Du déni de la réalité à la revendication de la forfaiture, c’est sans conteste ce qui traduit l’attitude d’Issoufou Mahamadou du 26 juillet 2023 à aujourd’hui. Autant dire que le très fier d’être surnommé ‘’lion’’ est finalement aller à Canossa, disent les militants du PNDS fidèles au président Bazoum et à la démocratie. Il a longtemps nié les faits mais comme les criminels ont tendance à revenir sur le lieu du crime, l’ex président Issoufou a franchi le Rubicon en s’affichant avec la junte le jour de la fête de Ramadan. Au moment où son camarade qu’il a contribué à faire élire président de la République au prix de mille et un sacrifices est pris en otage par la junte, il est malséant que Issoufou Mahamadou flirte avec les auteurs du coup d’Etat contre Bazoum. N’est-ce pas le même Issoufou Mahamadou qui a tenu tête au général Baré et aux putschistes de la sous-région ?

“Issoufou Mahamadou était intraitable vis-à-vis des putschistes de la sous-région alors qu’avec le putsch du 26 juillet contre Bazoum, il est resté muet comme une carpe”, nous a confié un diplomate très remonté contre la posture actuelle de l’ancien président.

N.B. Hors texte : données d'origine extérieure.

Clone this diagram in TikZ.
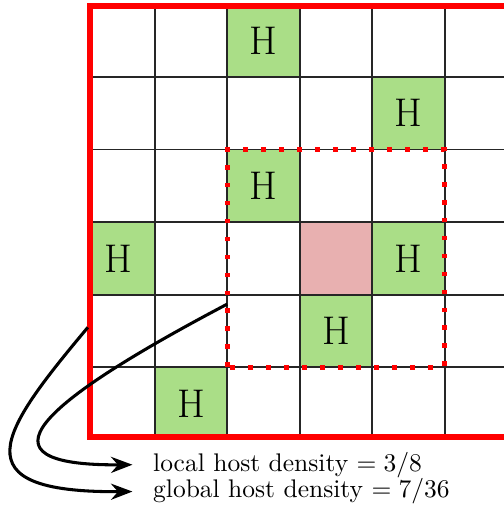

Après tant de gâchis et de perte de dignité et d’honneur, Issoufou Mahamadou s’enfonce dangereusement dans les bas-fonds de l’Histoire. Il n’a pas tort de dire de façon prémonitoire, dans une interview accordée à Jeune Afrique qu’il allait tout perdre. Déjà son héritage politique s’est effondré comme un château de cartes. Il observe impuissant la déconstruction de sa fameuse Renaissance du Niger. Il a beau nié sa posture infâme, les Nigériens ont finalement tout compris. Abraham Lincoln disait :  » On peut tromper une partie du peuple tout le temps et tout le peuple une partie du temps, mais on ne peut pas tromper tout le peuple tout le temps. »

C’est trop facile d’attendre un an pour condamner le coup, cela n’est pas digne d’un chantre de la démocratie. Entre la réponse d’Issoufou Mahamadou et sa posture telle que décrite depuis le 26 juillet 2023, il est fort à craindre que MO Ibrahim ne soit roulé dans la farine.